Evidently the process \(X_t\) constructed from this random measure is stationary, time-reversible and infinitely divisible in the strong sense that all finite-dimensional marginal distributions are ID. Although the 1- and 2-dimensional marginal distributions of this process coincide with those of the thinning process, the k-dimensional marginals may differ for \(k\ge 3\), so this process cannot be Markov. We will see in Theorem below that the only nonnegative integer-valued distribution for which it is Markov is the Poisson.

1.2.1 Random Measure Example 1: Poisson

The conditional distribution of \(X_{t_n}={\mathcal {N}}(G_{t_n})\) given \(\{X_{t_j}: ~j<n\}\) can be written as the sum of n independent terms, \((n-1)\) of them with binomial distributions (all with the same probability parameter \(p=\rho ^{|t_n-t_{n-1}|}\), and with size parameters that sum to \(X_{t_{n-1}}\)) and one with a Poisson distribution (with mean \(\theta (1-\rho ^ {|t_n-t_{n-1}|}\)).

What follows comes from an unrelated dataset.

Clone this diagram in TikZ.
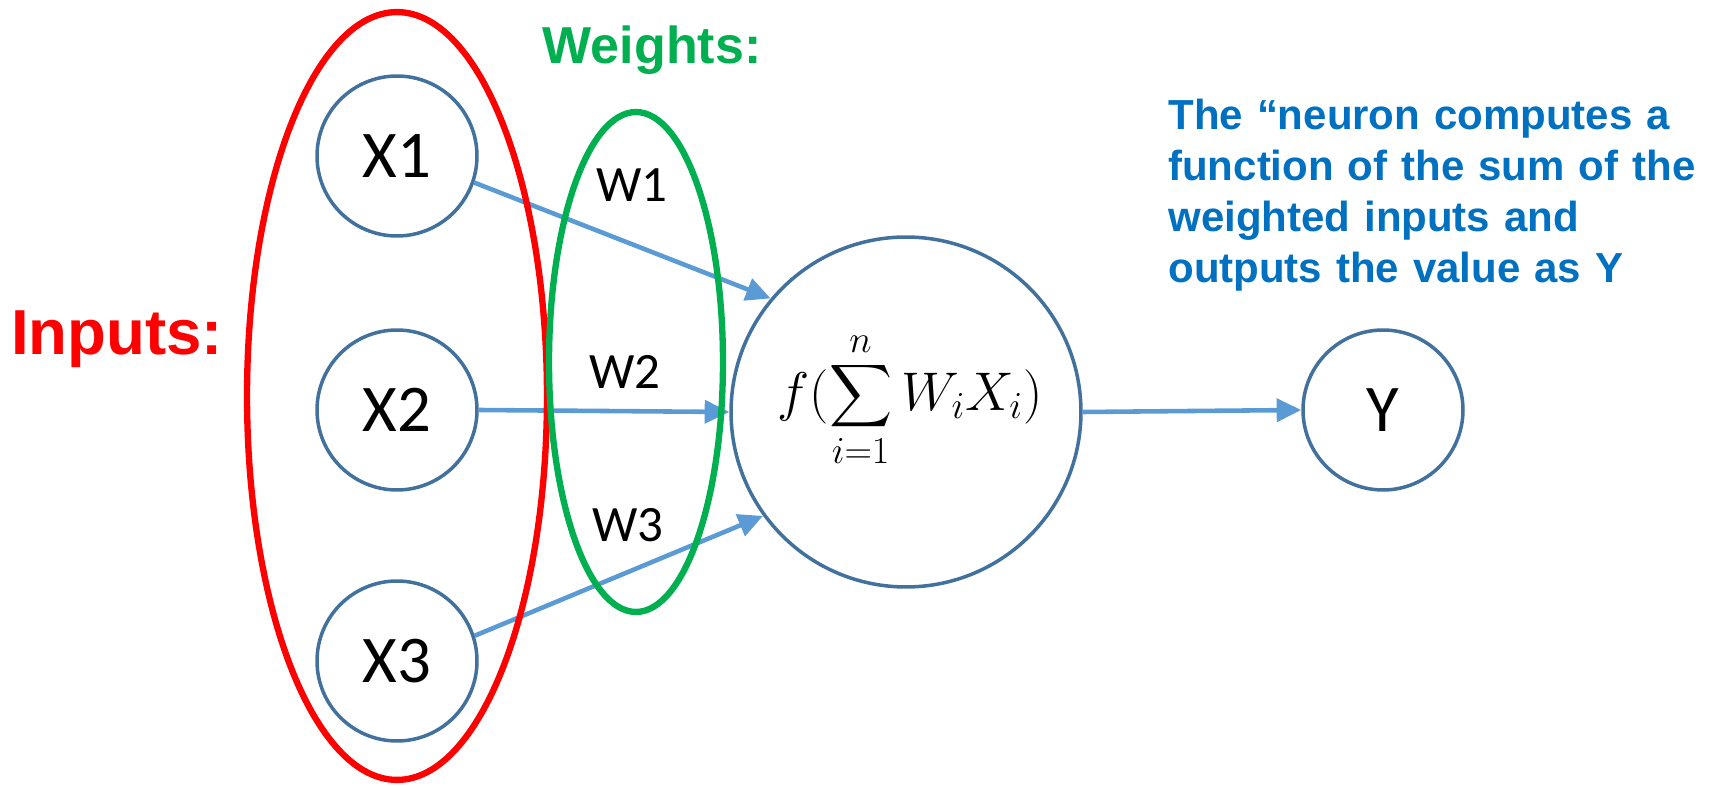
\documentclass[tikz,border=0pt]{standalone}
\usepackage{fix-cm}
\usepackage{amsmath}
\usepackage{fontspec}
\setmainfont{Carlito}
\newfontfamily\headfont{Liberation Sans}
\usetikzlibrary{arrows.meta,shapes.geometric}
\definecolor{unitblue}{HTML}{41719C}
\definecolor{linkblue}{HTML}{5B9BD5}
\definecolor{noteblue}{HTML}{0070C0}
\definecolor{groupgreen}{HTML}{00B050}

\begin{document}
\begin{tikzpicture}[x=0.02cm, y=-0.02cm,
  unit/.style={draw=unitblue, line width=2pt, circle, inner sep=0pt,
               minimum size=#1, font=\fontsize{38}{44}\selectfont},
  unit/.default=3.2cm,
  group/.style={draw=#1, line width=3.6pt, ellipse, inner sep=0pt},
  link/.style={-{Triangle[length=14pt,width=13pt]}, linkblue, line width=2.6pt},
  wlabel/.style={font=\fontsize{29}{34}\selectfont, inner sep=0pt},
  head/.style={font=\headfont\bfseries\fontsize{#1}{#1}\selectfont, inner sep=0pt}
]
  \useasboundingbox (0,0) rectangle (1712,786);
  % units
  \node[unit] (x1) at (397,156) {X1};
  \node[unit] (x2) at (397,410) {X2};
  \node[unit] (x3) at (397,661) {X3};
  \node[unit=7cm] (neuron) at (906,412) {};
  \node[unit] (y) at (1383,410) {Y};
  \node[inner sep=0pt] (sumf) at (910,400)
       {\fontsize{31}{36}\selectfont$\displaystyle f(\sum_{i=1}^{n} W_i X_i)$};
  % links
  \draw[link] (x1.-19) -- (neuron.140);
  \draw[link] (x2.east) -- (neuron.west);
  \draw[link] (x3.18)  -- (neuron.216);
  \draw[link] (neuron.east) -- (y.west);
  % groups
  \node[group=red, minimum width=6cm, minimum height=15.36cm] (inputs) at (397,396) {};
  \node[group=groupgreen, minimum width=3.48cm, minimum height=10cm] (weights) at (636,362) {};
  \node[wlabel] (w1) at (632,185) {W1};
  \node[wlabel] (w2) at (625,372) {W2};
  \node[wlabel] (w3) at (628,525) {W3};
  % headings
  \node[head=36.2, red, anchor=base] (inlabel) at (117,355) {Inputs:};
  \node[head=29.6, groupgreen, anchor=base] (wtlabel) at (652,64) {Weights:};
  \node[font=\headfont\bfseries\fontsize{23.9}{28.9}\selectfont, noteblue,
        text width=11cm, align=left, inner sep=0pt, anchor=north west] (note) at (1168,99)
       {The “neuron computes a\\function of the sum of the\\weighted inputs and\\outputs the value as Y};
\end{tikzpicture}
\end{document}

It follows by induction that the random-measure Poisson process is identical in distribution to the thinning Poisson process of Sec. ().

1.2.2 Random Measure Example 2: Negative Binomial

The random variables \(X_1\), \(X_2\), \(X_3\) for the random measure process built on the Negative Binomial distribution \(X_t\sim \textsf {NB}(\theta ,p)\) with autocorrelation \(\rho \in (0,1)\) can be written as sums

$$ X_1 = \zeta _1+\zeta _{12}+\zeta _{123} \qquad X_2 = \zeta _2+\zeta _{12}+\zeta _{23}+\zeta _{123} \qquad X_3 = \zeta _3+\zeta _{23}+\zeta _{123} $$

of six independent negative binomial random variables \(\zeta _s\sim \textsf {NB}(\theta _s, p)\) with shape parameters

$$ \theta _1=\theta _3=\theta (1{-}\rho ),\quad \theta _2=\theta (1{-}\rho )^2,\quad \theta _{12}=\theta _{23}=\theta \rho (1{-}\rho ),\quad \theta _{123}=\theta \rho ^2 $$

(each \(\zeta _s={\mathcal {N}}\big (\cap _{t\in s} G_t\big )\) and \(\theta _s=|\cap _{t\in s} G_t|\) in Fig. ()). It follows that the conditional probability

$$\begin{aligned} {\textsf {P}}[ X_1=0,~X_3=0\mid X_2=2]= & {\textsf {P}}[\zeta _1=\zeta _{12}=\zeta _{123}=\zeta _{23}=\zeta _3=0 \mid \zeta _2+\zeta _{12}\nonumber \\ & +\zeta _{23}+\zeta _{123}=2] \nonumber \\= & \frac{{\textsf {P}}[\zeta _2=2, \text { all other } \zeta _s=0]}{{\textsf {P}}[X_2=2]} \nonumber \\= & \left[ p^{\theta (1{-}\rho )}(1{-}\rho )\right] ^2{\frac{1+\theta (1{-}\rho )^2}{1+\theta }} \end{aligned}$$
(5)

differs from that of the thinning negative binomial process in Eqn. () for all \(\theta >0\) and \(\rho >0\). Thus this process is stationary, time-reversible, and has infinitely-divisible marginal distributions of all orders, but it cannot be Markov since its 2-dimensional marginal distributions coincide with those of the Markov thinning process but its 3-dimensional marginal distributions do not.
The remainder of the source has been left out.